I’m not going to begrudge someone a vote for any party if they have a strongly held conviction that a particular policy is something they agree with and think will forge an Australia they believe in. At least those people have made a decision. But if you’re voting out of rusted-on convictions of partisanship and “ra-ra my team!” then YOU are part of the problem.

It takes less than 5 minutes to research which parties are running in this election and what their basic policies are, longer if you really want to read the nitty-gritty. It takes 5 minutes to number all the boxes below the line on the Senate paper to clearly indicate YOUR preferences. Are you going to try and say that you don’t have TEN minutes to spare every three years? Ten minutes that will ultimately decide the course of the country you live in? YOU should really care about the direction the country is taking, and YOU should start deciding what’s important to you, and who best represents your interests in Canberra. If you find that no-one is close enough to what YOU want, run yourself. Unless you’re schizophrenic you’ll at least have one candidate you agree with.

The Leaders’ debate only confirmed my suspicion that NEITHER the Labor Party nor the Liberal Party will represent me, as they seem hell bent on scaring the general populace with the boogeyman of a tide of yellow/brown people, threatening to take away our… something something. Other issues concern me more deeply than discriminating against truly desperate people seeking a better way of life.

The tools are at your fingertips to determine for yourself who will best represent you in Parliament. Once you’ve decided, you can try and tell other people why you think that person is the best for you. It might not be Friday Night Football, but it’s a damn sight more important, so put aside ten minutes to talk to your friends and family about your vote (and theirs). You can always agree to disagree, but at least you tried to make Australia a little closer to how YOU want it to be.

Stop being part of the problem, and start being part of the solution.

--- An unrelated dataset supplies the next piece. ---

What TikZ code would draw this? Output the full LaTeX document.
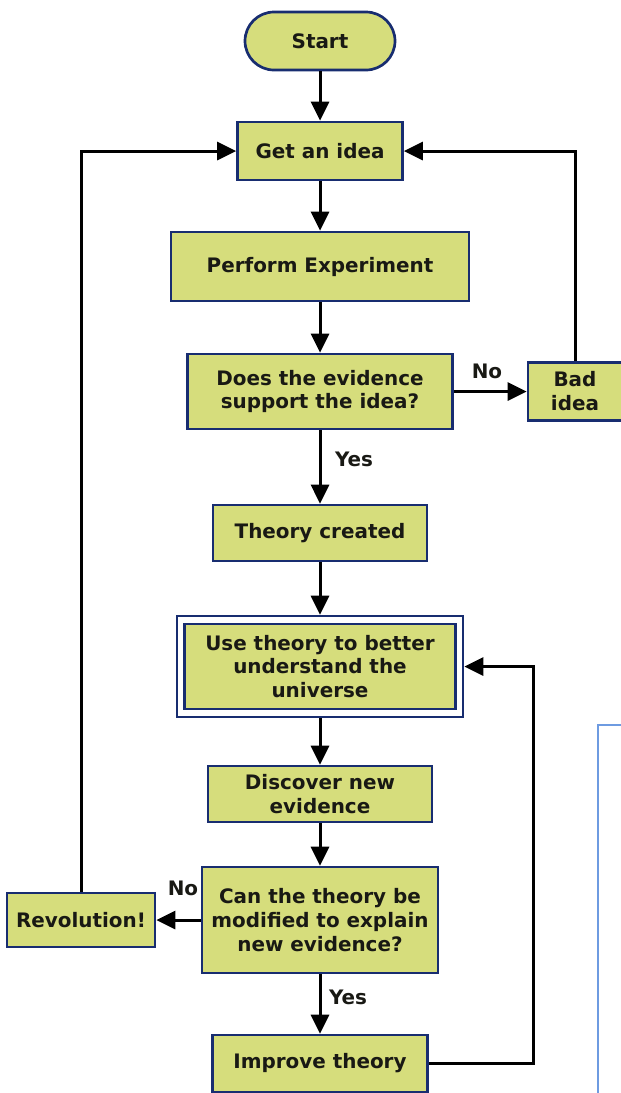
\documentclass[tikz,border=0pt]{standalone}
\usepackage{fontspec}
\setmainfont{DejaVu Sans}
\usetikzlibrary{arrows.meta}
\definecolor{boxfill}{RGB}{214,221,124}
\definecolor{boxline}{RGB}{24,45,112}
\definecolor{txt}{RGB}{25,25,20}
\definecolor{framec}{RGB}{110,155,225}
\begin{document}
\begin{tikzpicture}[x=1bp,y=-1bp,
  box/.style={draw=boxline, line width=2.7bp, fill=boxfill, text=txt,
    font=\bfseries\fontsize{20}{24}\selectfont, align=center, inner sep=0pt},
  conn/.style={line width=3bp, -{Triangle[length=19bp,width=18bp]}},
  lab/.style={text=txt, font=\bfseries\fontsize{20}{24}\selectfont, inner sep=0pt}]
\useasboundingbox (0,0) rectangle (621,1093);
% frame fragment at right
\draw[framec, line width=1.5bp] (598,1100) -- (598,725) -- (630,725);
% nodes
\node[box, rounded corners=29bp, minimum width=150bp, minimum height=58bp] (start) at (320,41) {Start};
\node[box, minimum width=165bp, minimum height=58bp] (getidea) at (320,151) {Get an idea};
\node[box, minimum width=298bp, minimum height=69bp] (perform) at (320,266.5) {Perform Experiment};
\node[box, minimum width=265bp, minimum height=75bp] (does) at (320,391.5) {Does the evidence\\support the idea?};
\node[box, minimum width=94bp, minimum height=58bp] (bad) at (575,391.5) {Bad\\idea};
\node[box, minimum width=214bp, minimum height=56bp] (theory) at (320,533) {Theory created};
\node[draw=boxline, line width=2.7bp, fill=white, minimum width=286bp, minimum height=101bp, inner sep=0pt] (useo) at (320,666.5) {};
\node[box, minimum width=271bp, minimum height=85bp] (use) at (320,666.5) {Use theory to better\\understand the\\universe};
\node[box, minimum width=224bp, minimum height=56bp] (discover) at (320,794) {Discover new\\evidence};
\node[box, minimum width=236bp, minimum height=106bp] (can) at (320,920) {Can the theory be\\modified to explain\\new evidence?};
\node[box, minimum width=148bp, minimum height=54bp] (revolution) at (81,920) {Revolution!};
\node[box, minimum width=215bp, minimum height=57bp] (improve) at (320,1063.5) {Improve theory};
% labels
\node[lab] (no1) at (487,371) {No};
\node[lab] (yes1) at (354,459) {Yes};
\node[lab] (no2) at (183,888) {No};
\node[lab] (yes2) at (348,997) {Yes};
% connectors
\draw[conn] (start) -- (getidea);
\draw[conn] (getidea) -- (perform);
\draw[conn] (perform) -- (does);
\draw[conn] (does) -- (theory);
\draw[conn] (does) -- (bad);
\draw[conn] (bad.north) |- (getidea.east);
\draw[conn] (theory) -- (useo);
\draw[conn] (useo) -- (discover);
\draw[conn] (discover) -- (can);
\draw[conn] (can) -- (improve);
\draw[conn] (can) -- (revolution);
\draw[conn] (revolution.north) |- (getidea.west);
\coordinate (loop) at (533,1063.5);
\draw[conn] (improve.east) -- (loop) |- (useo.east);
\end{tikzpicture}
\end{document}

12 comments to Your apathy makes Australian politics pathetic.

  • omglaserspewpew

    Implying it matters if you don’t live in a marginal seat.

  • David

    If enough people stopped thinking with such a defeatist attitude, it would matter a whole lot more.

  • JRepeat

    If people started thinking before voting there just may be an increase in the number of marginal seats, no?

  • David

    I’ve often wondered what people living in safe seats get out of it, other than the sense of being on the winning ‘team’ of course. All the money is always pledged at marginal seats. All the visits are scheduled around marginal seats. Well over 80% of the narrative is driven by marginal seats… Are people really that far up one party’s arse that they absolutely and definitively agree with them on everything?

    I shudder to think.

  • omglaserspewpew

    >OP yells at me because my apathy is killing Australian politics.

    My electorate is not a marginal seat.

    >Maybe if you pretended it was marginal it would matter

    Facepalm

  • David

    Maybe if you got off your ass and actually helped campaign for the person you wanted to represent you in parliament, it wouldn’t be as safe as you lament.

  • Chris

    Plus, “safe seat” means exactly squat in the Senate.

  • omglaserspewpew

    You mean sacrifice my time and effort for a risky outcome with no absolutes? No thanks, trying to earn a living here. But continue to shout at me some more and call me the problem – it helps me plenty.

  • David

    Well, if you’re just going to bitch about the status quo and not do anything to try and fix it, you are part of the problem.

    Helping someone’s campaign doesn’t have to mean giving up everything, it can be as simple as taking 30 minutes to distribute fliers, or knock on doors. Even forwarding their press releases via email can help spread the word.

    But you go on pretending that nothing you can do will ever change anything, because that’s the sort of attitude that gets shit done.

  • JRepeat

    Wow.

    I live in Lalor so I guess I’d better vote for Julia then. It is a safe seat after all, so what does it matter who I vote for?

    Swings happen when people start to give a shit and stop predicting outcomes before the election has even taken place. Sure, I understand that Julia is going to win Lalor, but my vote could be the start of a swing that takes place over a number of elections.

    At the same time my vote in the Senate can still be focussed on ensuring that the balance of power goes to somebody with a brain.

  • Ygfi

    i think the aggressive tone of this article is definitely counter productive. as much as it might be right; people tend to start ignoring anyone who’s yelling at them. immiture i know, but it’s true.